Ethics of force

I’ve been reading Cornered Cat lately, and one of the questions for concealed carry is “Could You Really?” – as in, could you really use lethal force against another human being to protect yourself? Due to my upbringing and the flavor of Christianity I hail from, the answer is an unequivocal YES! – at least in theory. I don’t think anybody really knows until the moment, but hypothetically I am perfectly willing to shoot in self-defense, whether the threat is a rabid dog or a predatory human. (I’m just glad I don’t live in bear country, because I believe you need larger guns than mine to effectively defend yourself from bears. And it’s very hard to concealed carry a long gun!)

I’ve not yet delved deeply into the published work on the ethics of force and violence, but I have always considered protecting oneself to be the first of three rings of duty.* Here’s the list:

First Duty: protect yourself, because you can’t save anyone weaker than you if you’re already dead/maimed/unconscious/tied up, etc.

Second Duty: protect your family, particularly anyone in your family who is weaker than you.

Third Duty: protect innocent strangers. Uphold the social fabric by preventing crime when you have opportunity to do so, whether you know the victim personally or not.

I call them the Three Rings of Duty because they’re concentric: that is, like the Three Laws of Robotics, the other two do not override the first.

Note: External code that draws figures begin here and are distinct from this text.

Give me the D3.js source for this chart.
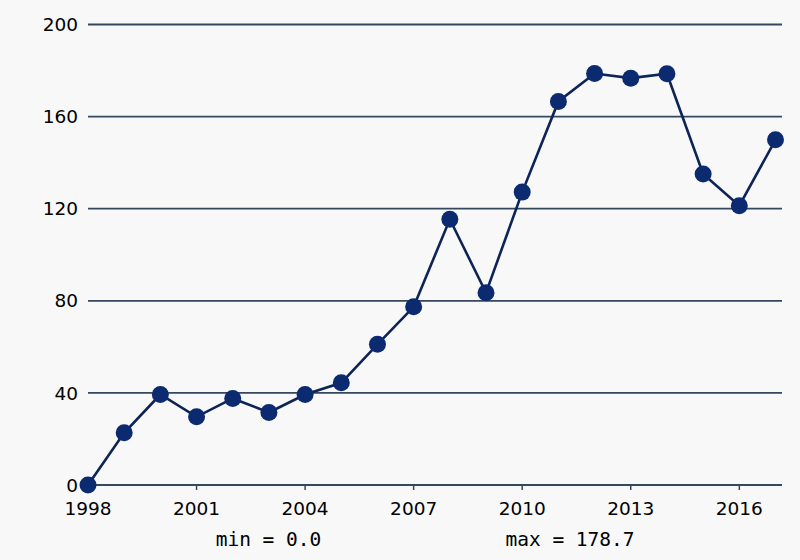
<!DOCTYPE html>
<html><head><meta charset="utf-8">
<script src="https://cdn.jsdelivr.net/npm/d3@7"></script>
<style>body{margin:0;background:#f8f8f8;}svg{display:block;}</style>
</head><body>
<svg id="c" width="800" height="560"></svg>
<script>
const years = [1998,1999,2000,2001,2002,2003,2004,2005,2006,2007,2008,2009,2010,2011,2012,2013,2014,2015,2016,2017];
const values = [0,22.7,39.3,29.6,37.6,31.5,39.3,44.4,61.1,77.4,115.4,83.5,127.2,166.6,178.7,176.7,178.6,135.1,121.3,149.9];
const yTicks = [0,40,80,120,160,200];
const xTicks = [1998,2001,2004,2007,2010,2013,2016];
const minLabel = "min = 0.0";
const maxLabel = "max = 178.7";

const svg = d3.select("#c");
svg.append("rect").attr("width",800).attr("height",560).attr("fill","#f8f8f8");
const x = d3.scaleLinear().domain([1998,2017]).range([88,775.5]);
const y = d3.scaleLinear().domain([0,200]).range([485,24.5]);
const plotRight = 782;
const gridColor = "#34495f";

// grid
svg.append("g").selectAll("line").data(yTicks).join("line")
  .attr("x1",x(1998)).attr("x2",plotRight)
  .attr("y1",d=>y(d)).attr("y2",d=>y(d))
  .attr("stroke",gridColor).attr("stroke-width",1.8);

// y labels
svg.append("g").selectAll("text").data(yTicks).join("text")
  .attr("x",78).attr("y",d=>y(d)).attr("dy","0.36em")
  .attr("text-anchor","end").attr("font-family","DejaVu Sans").attr("font-size",18.5)
  .attr("fill","#000").text(d=>d);

// x ticks
svg.append("g").selectAll("line").data(xTicks).join("line")
  .attr("x1",d=>x(d)).attr("x2",d=>x(d)).attr("y1",y(0)).attr("y2",y(0)+5)
  .attr("stroke",gridColor).attr("stroke-width",1.5);
svg.append("g").selectAll("text").data(xTicks).join("text")
  .attr("x",d=>x(d)).attr("y",515)
  .attr("text-anchor","middle").attr("font-family","DejaVu Sans").attr("font-size",18.5)
  .attr("fill","#000").text(d=>d);

// line
const data = years.map((yr,i)=>({yr, v:values[i]}));
svg.append("path").datum(data)
  .attr("d", d3.line().x(d=>x(d.yr)).y(d=>y(d.v)))
  .attr("fill","none").attr("stroke","#0d2457").attr("stroke-width",2.6);
svg.append("g").selectAll("circle").data(data).join("circle")
  .attr("cx",d=>x(d.yr)).attr("cy",d=>y(d.v)).attr("r",8.5)
  .attr("fill","#0b2a6f");

// min / max
svg.append("text").attr("x",268.5).attr("y",546).attr("text-anchor","middle")
  .attr("font-family","DejaVu Sans Mono").attr("font-size",19.5).attr("fill","#000").text(minLabel);
svg.append("text").attr("x",570).attr("y",546).attr("text-anchor","middle")
  .attr("font-family","DejaVu Sans Mono").attr("font-size",19.5).attr("fill","#000").text(maxLabel);
</script>
</body></html>
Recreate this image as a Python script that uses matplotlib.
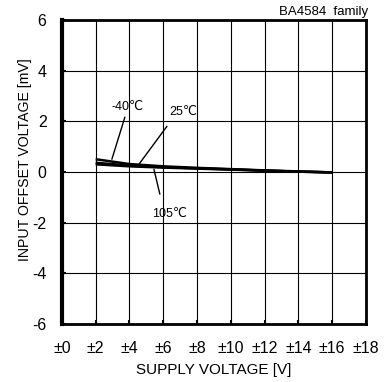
import matplotlib
matplotlib.use("Agg")
import matplotlib.pyplot as plt

plt.rcParams["font.family"] = ["Liberation Sans", "DejaVu Sans"]

# supply voltage (±V) and input offset voltage (mV) per temperature
vsup = [2, 4, 6, 8, 10, 12, 14, 16]
vio_m40 = [0.50, 0.31, 0.22, 0.16, 0.11, 0.06, 0.02, -0.02]
vio_25 = [0.36, 0.25, 0.19, 0.14, 0.10, 0.05, 0.01, -0.02]
vio_105 = [0.30, 0.22, 0.17, 0.13, 0.09, 0.05, 0.01, -0.02]

xticks = list(range(0, 19, 2))
xlabels = ["±%d" % v for v in xticks]
yticks = list(range(-6, 7, 2))
ylabels = [str(v) for v in yticks]  # plain hyphen minus, as in the datasheet

# curve labels: text position, leader start, leader end (data coords)
temp_labels = [
    ("-40\u2103", (3.9, 2.55), (3.73, 2.16), (2.96, 0.50)),
    ("25\u2103", (7.16, 2.35), (6.22, 1.80), (4.56, 0.30)),
    ("105\u2103", (6.39, -1.67), (5.80, -0.88), (5.45, 0.10)),
]

fig = plt.figure(figsize=(3.89, 3.82), dpi=100)
ax = fig.add_axes([0.159, 0.152, 0.782, 0.796])

for y in (vio_m40, vio_25, vio_105):
    ax.plot(vsup, y, color="black", lw=1.8, solid_capstyle="butt")

ax.set_xlim(0, 18)
ax.set_ylim(-6, 6)
ax.set_xticks(xticks)
ax.set_xticklabels(xlabels)
ax.set_yticks(yticks)
ax.set_yticklabels(ylabels)
ax.grid(True, color="black", lw=0.8)
ax.tick_params(direction="in", length=3, width=1.5, labelsize=11.5)
ax.tick_params(axis="x", pad=12)
ax.tick_params(axis="y", pad=11)
for s in ax.spines.values():
    s.set_linewidth(2)
ax.spines["left"].set_linewidth(3)

ax.set_xlabel("SUPPLY VOLTAGE [V]", fontsize=11, labelpad=5)
ax.set_ylabel("INPUT OFFSET VOLTAGE [mV]", fontsize=10.2)
ax.yaxis.set_label_coords(-0.097, 0.54)

for txt, pos, start, end in temp_labels:
    ax.text(pos[0], pos[1], txt, fontsize=9, ha="center", va="center")
    ax.annotate("", xy=end, xytext=start,
                arrowprops=dict(arrowstyle="-", color="black", lw=1.0,
                                shrinkA=0, shrinkB=0))

fig.text(0.946, 0.968, "BA4584  family", fontsize=9.5, ha="right", va="center")

fig.savefig("out.png", dpi=100)
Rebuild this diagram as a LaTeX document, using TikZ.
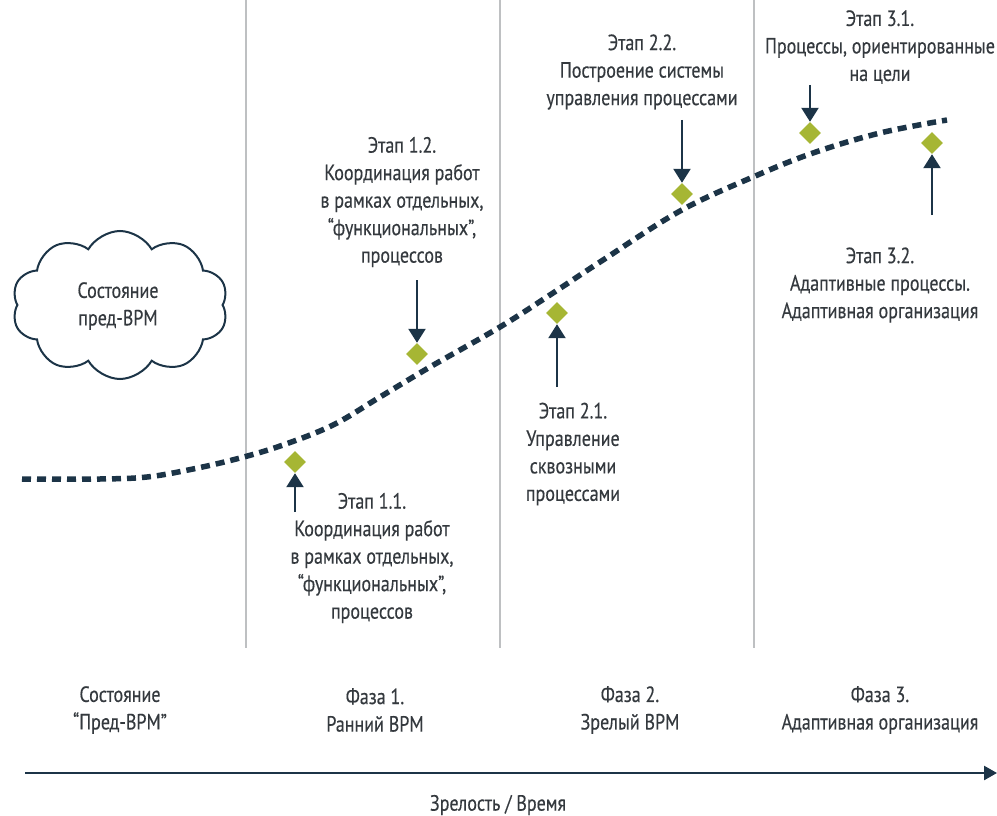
\documentclass[tikz,border=0pt]{standalone}
\usepackage{fontspec}
\setmainfont[FakeStretch=0.82, FakeBold=0.35]{PT Sans}
\usetikzlibrary{shapes.geometric,shapes.symbols,arrows.meta}
\definecolor{navy}{RGB}{28,52,71}
\definecolor{olive}{RGB}{166,182,52}
\definecolor{txt}{RGB}{52,57,62}
\definecolor{sep}{RGB}{190,192,194}

\begin{document}
\begin{tikzpicture}[x=1pt, y=-1pt,
    lbl/.style={align=center, text=txt, inner sep=0pt,
      font=\fontsize{22}{27.5}\selectfont},
    sepline/.style={draw=sep, line width=1.6pt},
    sigma/.style={draw=navy, line width=5.5pt, dash pattern=on 9pt off 6pt},
    stage/.style={diamond, fill=olive, minimum width=22pt, minimum height=22pt, inner sep=0pt},
    ptr/.style={draw=navy, line width=2.3pt, -{Triangle[width=17pt,length=14pt]}},
    axis/.style={draw=navy, line width=2.5pt, -{Triangle[width=14pt,length=13pt]}}]
  \useasboundingbox (0,0) rectangle (997,816);

  % --- phase borders ---
  \foreach \xb in {246,500,754}
    \draw[sepline] (\xb,0) -- (\xb,648);

  % --- maturity curve ---
  \draw[sigma] plot[smooth, tension=0.6] coordinates {
    (22,479) (100,479) (147,477) (193,469) (240,458) (283,445) (333,425)
    (380,397) (430,367) (500,327) (553,293) (600,262) (680,211) (753,177)
    (813,153) (880,133) (947,120)};

  % --- pre-BPM cloud ---
  \node[cloud, draw=navy, line width=2pt, cloud puffs=10, cloud puff arc=120,
        minimum width=216pt, minimum height=148pt, inner sep=0pt] (cloud) at (120,305) {};
  \node[lbl] (cloudtxt) at (118,306) {Состояние\\пред-ВРМ};

  % --- stages ---
  \node[stage] (d11) at (295,462) {};
  \node[stage] (d12) at (417,354) {};
  \node[stage] (d21) at (557,313) {};
  \node[stage] (d22) at (682,194) {};
  \node[stage] (d31) at (810,133) {};
  \node[stage] (d32) at (932,143) {};

  \coordinate (s11) at (295,512);
  \coordinate (s12) at (417,280);
  \coordinate (s21) at (557,387);
  \coordinate (s22) at (682,120);
  \coordinate (s31) at (810,85);
  \coordinate (s32) at (932,215);
  \draw[ptr] (s11) -- (d11.south);
  \draw[ptr] (s12) -- (d12.north);
  \draw[ptr] (s21) -- (d21.south);
  \draw[ptr] (s22) -- (d22.north);
  \draw[ptr] (s31) -- (d31.north);
  \draw[ptr] (s32) -- (d32.south);

  \node[lbl] (l11) at (372,558) {Этап 1.1.\\Координация работ\\в рамках отдельных,\\“функциональных”,\\процессов};
  \node[lbl] (l12) at (402,202) {Этап 1.2.\\Координация работ\\в рамках отдельных,\\“функциональных”,\\процессов};
  \node[lbl] (l21) at (573,454) {Этап 2.1.\\Управление\\сквозными\\процессами};
  \node[lbl] (l22) at (642,72) {Этап 2.2.\\Построение системы\\управления процессами};
  \node[lbl] (l31) at (880,47) {Этап 3.1.\\Процессы, ориентированные\\на цели};
  \node[lbl] (l32) at (880,285) {Этап 3.2.\\Адаптивные процессы.\\Адаптивная организация};

  % --- phases ---
  \node[lbl] (p0) at (120,710) {Состояние\\“Пред-ВРМ”};
  \node[lbl] (p1) at (375,710) {Фаза 1.\\Ранний BPM};
  \node[lbl] (p2) at (630,710) {Фаза 2.\\Зрелый BPM};
  \node[lbl] (p3) at (880,710) {Фаза 3.\\Адаптивная организация};

  % --- time axis ---
  \coordinate (ax0) at (25,773);
  \coordinate (ax1) at (997,773);
  \draw[axis] (ax0) -- (ax1);
  \node[lbl] (axlbl) at (498,805) {Зрелость / Время};
\end{tikzpicture}
\end{document}
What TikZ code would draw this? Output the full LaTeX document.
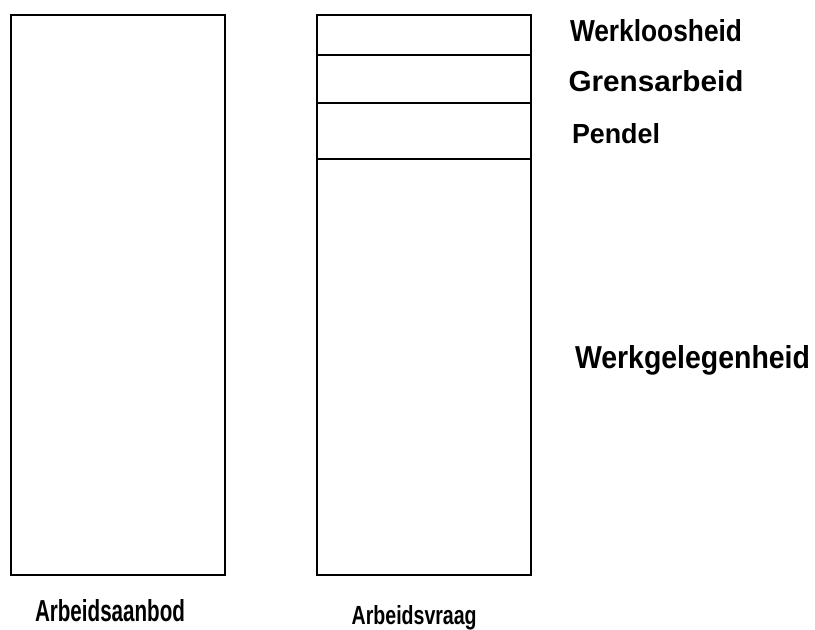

The first thing I would try to do in any bad situation is get away, if I could – every defensive instructor I’ve had has emphasized “run like hell in the opposite direction” as your first line of defense. “Run and hide” is a perfectly good way to fulfill the First Duty. Take your dependents and anyone else standing around with you if you can; that settles the Second and Third. It’s only if you (or someone you’re responsible for) are trapped that “turn and fight” becomes unavoidable. And even then, I really like the “fight like a cornered cat” maxim – because you’re fighting not for honor or street cred or whatever, but to get away safely. Leave fighting for other reasons to organized militias, the army, street gangs, police, etc.

*These are for civilians, not active-duty military. The “throw yourself on a grenade to save your squadmates” situation could conceivably happen in a civilian milieu, I suppose, but it’s not very likely. I haven’t heard of run-of-the-mill criminals using grenades against their marks!